4) Flow. Car plants have a particular flow. The biggest ones, like Hyundai, in Montgomery, Alabama, start with stamping plants, where they make the hoods and sides and trunks from big coils of steel. All the metal pieces get put together before they go through the paint shop. Then, car companies take the doors off so that workers can get inside and underneath to add parts, without damaging the hinges (or themselves). You'll always see a "wet test" at the end where the car gets sprayed with water to test for leaks.
5) Staging yards. Outside the factory, you may notice a huge lot filled with vehicles – rows and rows of them. This doesn't mean the cars aren't selling. These are called staging yards, where the cars are lined up to be put on rail cars and transport trucks. They're busy places, with cars zooming out of the factory and into the yard. It's fun to see how many different colors are being made and which models are the most popular.
Finally, one last piece of advice FOR you, not about what you'll see.

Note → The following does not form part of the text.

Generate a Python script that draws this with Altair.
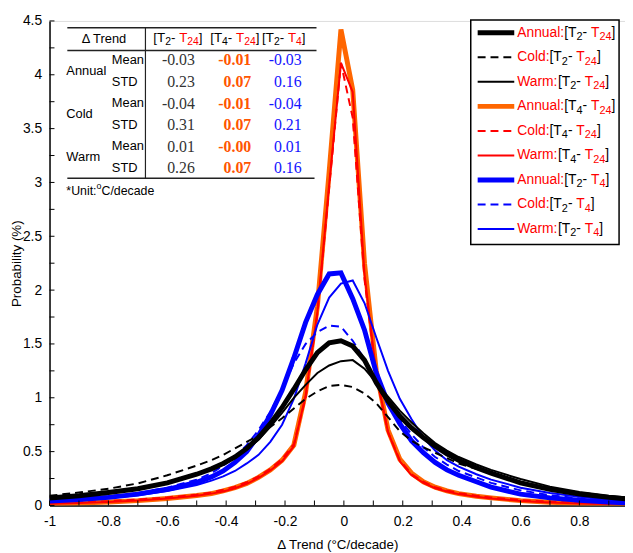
import altair as alt
import pandas as pd

# ---------------- data ----------------
x_vals = [-1.0, -0.9, -0.8, -0.7, -0.6, -0.5, -0.45, -0.41, -0.37, -0.33, -0.29, -0.25,
          -0.21, -0.17, -0.13, -0.09, -0.05, -0.01, 0.03, 0.07, 0.11, 0.15, 0.19, 0.23,
          0.27, 0.31, 0.35, 0.39, 0.45, 0.5, 0.6, 0.7, 0.8, 0.9, 0.96]

annual_t2_t24 = [0.07, 0.09, 0.12, 0.155, 0.21, 0.29, 0.34, 0.39, 0.45, 0.53, 0.63, 0.76,
                 0.91, 1.08, 1.26, 1.42, 1.51, 1.53, 1.48, 1.35, 1.14, 0.97, 0.83, 0.72,
                 0.63, 0.55, 0.48, 0.42, 0.35, 0.30, 0.21, 0.15, 0.105, 0.075, 0.06]
cold_t2_t24 = [0.09, 0.12, 0.155, 0.205, 0.28, 0.37, 0.42, 0.47, 0.53, 0.59, 0.65, 0.73,
               0.81, 0.90, 0.99, 1.06, 1.11, 1.12, 1.10, 1.04, 0.95, 0.82, 0.69, 0.60,
               0.54, 0.49, 0.44, 0.39, 0.34, 0.30, 0.22, 0.16, 0.12, 0.085, 0.07]
warm_t2_t24 = [0.075, 0.095, 0.12, 0.16, 0.215, 0.29, 0.34, 0.39, 0.45, 0.52, 0.61, 0.73,
               0.86, 1.00, 1.12, 1.23, 1.30, 1.34, 1.35, 1.27, 1.14, 1.01, 0.88, 0.77,
               0.67, 0.58, 0.51, 0.45, 0.38, 0.33, 0.245, 0.175, 0.125, 0.09, 0.075]
annual_t4_t24 = [0.015, 0.022, 0.032, 0.045, 0.065, 0.092, 0.11, 0.135, 0.165, 0.205, 0.26, 0.33,
                 0.42, 0.56, 1.05, 1.85, 3.10, 4.42, 3.86, 2.25, 1.25, 0.70, 0.43, 0.30,
                 0.22, 0.17, 0.135, 0.11, 0.085, 0.07, 0.045, 0.03, 0.02, 0.015, 0.012]
cold_t4_t24 = [0.022, 0.03, 0.04, 0.055, 0.075, 0.10, 0.12, 0.145, 0.175, 0.215, 0.27, 0.34,
               0.43, 0.57, 1.00, 1.78, 2.95, 4.11, 3.60, 2.10, 1.20, 0.68, 0.42, 0.29,
               0.22, 0.17, 0.14, 0.115, 0.09, 0.075, 0.05, 0.035, 0.025, 0.018, 0.015]
warm_t4_t24 = [0.015, 0.022, 0.032, 0.045, 0.065, 0.09, 0.11, 0.13, 0.16, 0.20, 0.255, 0.325,
               0.41, 0.55, 1.02, 1.80, 2.98, 4.11, 3.84, 2.15, 1.22, 0.68, 0.41, 0.28,
               0.21, 0.16, 0.13, 0.105, 0.08, 0.065, 0.042, 0.028, 0.019, 0.013, 0.01]
annual_t2_t4 = [0.04, 0.055, 0.075, 0.105, 0.15, 0.215, 0.265, 0.32, 0.40, 0.50, 0.65, 0.84,
                1.07, 1.37, 1.70, 1.96, 2.15, 2.16, 1.92, 1.63, 1.23, 0.95, 0.76, 0.60,
                0.49, 0.40, 0.33, 0.28, 0.22, 0.17, 0.105, 0.07, 0.048, 0.032, 0.025]
cold_t2_t4 = [0.045, 0.062, 0.085, 0.115, 0.165, 0.24, 0.30, 0.37, 0.45, 0.56, 0.70, 0.87,
              1.08, 1.32, 1.50, 1.61, 1.67, 1.66, 1.53, 1.36, 1.16, 0.97, 0.80, 0.66,
              0.54, 0.45, 0.38, 0.32, 0.26, 0.21, 0.14, 0.095, 0.065, 0.045, 0.035]
warm_t2_t4 = [0.038, 0.052, 0.07, 0.095, 0.135, 0.19, 0.23, 0.27, 0.32, 0.39, 0.47, 0.59,
              0.75, 0.99, 1.32, 1.68, 1.93, 2.06, 2.09, 1.88, 1.56, 1.25, 0.99, 0.80,
              0.63, 0.51, 0.42, 0.36, 0.29, 0.24, 0.165, 0.115, 0.08, 0.055, 0.043]

seasons = ["Annual", "Cold", "Warm"]
pairs = [("2", "24"), ("4", "24"), ("2", "4")]
stat_names = ["Mean", "STD"]
table_t2_t24 = [-0.03, 0.23, -0.04, 0.31, 0.01, 0.26]
table_t4_t24 = [-0.01, 0.07, -0.01, 0.07, -0.00, 0.07]
table_t2_t4 = [-0.03, 0.16, -0.04, 0.21, 0.01, 0.16]

x_label_ticks = [-1.0, -0.8, -0.6, -0.4, -0.2, 0.0, 0.2, 0.4, 0.6, 0.8]
x_minor_ticks = [-1.0, -0.9, -0.8, -0.7, -0.6, -0.5, -0.4, -0.3, -0.2, -0.1,
                 0.0, 0.1, 0.2, 0.3, 0.4, 0.5, 0.6, 0.7, 0.8, 0.9]
y_label_ticks = [0, 0.5, 1, 1.5, 2, 2.5, 3, 3.5, 4, 4.5]
y_minor_ticks = [0, 0.25, 0.5, 0.75, 1, 1.25, 1.5, 1.75, 2, 2.25, 2.5, 2.75,
                 3, 3.25, 3.5, 3.75, 4, 4.25, 4.5]

# ---------------- styles / layout ----------------
BLACK, ORANGE, RED, BLUE = "#000000", "#FF6600", "#FF0000", "#0000FF"
series = [  # key, values, color, width, dashed  (legend order)
    ("a224", annual_t2_t24, BLACK, 5, False),
    ("c224", cold_t2_t24, BLACK, 2, True),
    ("w224", warm_t2_t24, BLACK, 2, False),
    ("a424", annual_t4_t24, ORANGE, 5, False),
    ("c424", cold_t4_t24, RED, 2, True),
    ("w424", warm_t4_t24, RED, 2, False),
    ("a24", annual_t2_t4, BLUE, 5, False),
    ("c24", cold_t2_t4, BLUE, 2, True),
    ("w24", warm_t2_t4, BLUE, 2, False),
]
draw_order = ["a424", "c424", "w424", "a24", "c24", "w24", "a224", "c224", "w224"]

SANS = "Liberation Sans, Arial, Helvetica, sans-serif"
SERIF = "Liberation Serif, Times New Roman, serif"
W, H = 582, 490
OX, OY = 50, 18  # page position of plot origin
DASH = [8, 5]

rows = []
for key, vals, *_ in series:
    for xv, yv in zip(x_vals, vals):
        rows.append({"x": xv, "y": yv, "s": key})
df = pd.DataFrame(rows)

xs = alt.Scale(domain=[-1, 0.955], nice=False, zero=False)
ys = alt.Scale(domain=[0, 4.5], nice=False, zero=False)
common_axis = dict(ticks=False, grid=False, domainColor="black", domainWidth=1.5,
                   labelFont=SANS, labelFontSize=14, labelColor="black",
                   labelFlush=False, labelOverlap=False, labelExpr="'' + datum.value",
                   titleFont=SANS, titleFontSize=13.5, titleFontWeight="normal",
                   titleColor="black")
x_axis = alt.Axis(values=x_label_ticks, title="Δ Trend (°C/decade)", labelPadding=9,
                  titlePadding=10, **common_axis)
y_axis = alt.Axis(values=y_label_ticks, title="Probability (%)", labelPadding=8,
                  titleX=-26, titleY=H / 2, titleAngle=270, titleBaseline="bottom",
                  titleAlign="center", **common_axis)

X = lambda f: alt.X(f, type="quantitative", scale=xs, axis=x_axis)
Y = lambda f: alt.Y(f, type="quantitative", scale=ys, axis=y_axis)

layers = []
style = {k: (c, w, d) for k, _, c, w, d in series}
for key in draw_order:
    c, w, d = style[key]
    mk = dict(color=c, strokeWidth=w, clip=True)
    if d:
        mk["strokeDash"] = DASH
    layers.append(alt.Chart(df).transform_filter(alt.datum.s == key)
                  .mark_line(**mk).encode(x=X("x"), y=Y("y")))

# inward ticks
xt = pd.DataFrame({"t": x_minor_ticks, "b": 0.0})
layers.append(alt.Chart(xt).mark_rule(color="black", strokeWidth=1)
              .encode(x=X("t"), y=Y("b"), y2=alt.value(H - 5)))
yt = pd.DataFrame({"t": y_minor_ticks, "b": -1.0})
layers.append(alt.Chart(yt).mark_rule(color="black", strokeWidth=1)
              .encode(y=Y("t"), x=X("b"), x2=alt.value(5)))

# ---------------- annotation helpers ----------------
AW = {' ': 278, '*': 389, '-': 333, '.': 278, '/': 278, ':': 278, '[': 278, ']': 278,
      '(': 333, ')': 333, '%': 889, 'A': 667, 'C': 722, 'D': 722, 'M': 833, 'S': 667,
      'T': 611, 'U': 722, 'W': 944, 'a': 556, 'c': 500, 'd': 556, 'e': 556, 'i': 222,
      'l': 222, 'm': 833, 'n': 556, 'o': 556, 'r': 333, 't': 278, 'u': 556}


def tw(s, size):
    return sum(AW.get(ch, 556) for ch in s) * size / 1000.0


def txt(s, px, py, size, color="black", font=SANS, align="left", weight="normal"):
    return (alt.Chart(alt.Data(values=[{}]))
            .mark_text(text=s, align=align, baseline="middle", font=font, fontSize=size,
                       color=color, fontWeight=weight)
            .encode(x=alt.value(px - OX), y=alt.value(py - OY)))


def rich(pieces, px, py, size, sub):
    out, x = [], px
    for s, color, kind in pieces:
        if kind == "n":
            out.append(txt(s, x, py, size, color))
            x += tw(s, size)
        elif kind == "s":
            out.append(txt(s, x, py + 4.5, sub, color))
            x += tw(s, sub)
        else:
            out.append(txt(s, x, py - 5, sub, color))
            x += tw(s, sub)
    return out


def bracket(a, b):
    return [("[T", BLACK, "n"), (a, BLACK, "s"), ("- ", BLACK, "n"),
            ("T", RED, "n"), (b, RED, "s"), ("]", BLACK, "n")]


def hrule(x1, x2, y, width=1.5, color="#222222", dash=None):
    mk = dict(color=color, strokeWidth=width)
    if dash:
        mk["strokeDash"] = dash
    return (alt.Chart(alt.Data(values=[{}])).mark_rule(**mk)
            .encode(x=alt.value(x1 - OX), x2=alt.value(x2 - OX), y=alt.value(y - OY)))


def vrule(x, y1, y2, width=1.2, color="#222222"):
    return (alt.Chart(alt.Data(values=[{}])).mark_rule(color=color, strokeWidth=width)
            .encode(x=alt.value(x - OX), y=alt.value(y1 - OY), y2=alt.value(y2 - OY)))


# ---------------- legend ----------------
layers.append(alt.Chart(alt.Data(values=[{}]))
              .mark_rect(fill="white", stroke="black", strokeWidth=1.5)
              .encode(x=alt.value(476 - OX), x2=alt.value(626 - OX),
                      y=alt.value(17 - OY), y2=alt.value(244 - OY)))
i = 0
for a, b in pairs:
    for season in seasons:
        key, _, c, w, d = series[i]
        py = 30 + 24.8 * i
        layers.append(hrule(483, 520, py, width=w, color=c, dash=DASH if d else None))
        layers += rich([(season + ":", RED, "n")] + bracket(a, b), 523, py, 14, 11)
        i += 1

# ---------------- table ----------------
layers.append(hrule(68, 320, 25))
layers.append(hrule(68, 320, 48))
layers.append(hrule(68, 318, 177))
layers.append(vrule(147, 25, 177))
layers.append(txt("Δ Trend", 105, 36, 13, align="center"))
for (a, b), x0 in zip(pairs, [155, 212.5, 265]):
    layers += rich(bracket(a, b), x0, 35, 13.5, 10.5)
row_y = [57.5 + 21.8 * k for k in range(6)]
for k, season in enumerate(seasons):
    layers.append(txt(season, 67, (row_y[2 * k] + row_y[2 * k + 1]) / 2, 13))
for k in range(6):
    layers.append(txt(stat_names[k % 2], 113, row_y[k], 13))
cols = [(table_t2_t24, 197, "#333333", "normal"),
        (table_t4_t24, 254, "#FF5500", "bold"),
        (table_t2_t4, 305, "#1414FF", "normal")]
for vals, xr, col, wt in cols:
    for k, v in enumerate(vals):
        layers.append(txt(f"{v:.2f}", xr, row_y[k] + 0.5, 16, color=col, font=SERIF,
                          align="right", weight=wt))
layers += rich([("*Unit:", BLACK, "n"), ("o", BLACK, "p"), ("C/decade", BLACK, "n")],
               67, 190, 12.5, 9)

chart = (alt.layer(*layers)
         .properties(width=W, height=H,
                     padding={"left": 42, "top": 10, "right": 0, "bottom": 45},
                     autosize=alt.AutoSizeParams(type="none"))
         .configure_view(stroke=None)
         .configure(background="white"))

chart.save("out.html", embed_options={"renderer": "svg", "actions": False})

6) Don't touch anything. You're not in danger of having anything fall on you, but please keep your hands out of the assembly line and don't push any buttons. Also, don't feel like you can help yourself to a free Mercedes emblem or a BMW hubcap. These things are expensive. And, many parts are lined up in sequence. If you somehow walked off with a rear-view mirror, you might wind up delaying the assembly line, and that would be some plant tour to remember.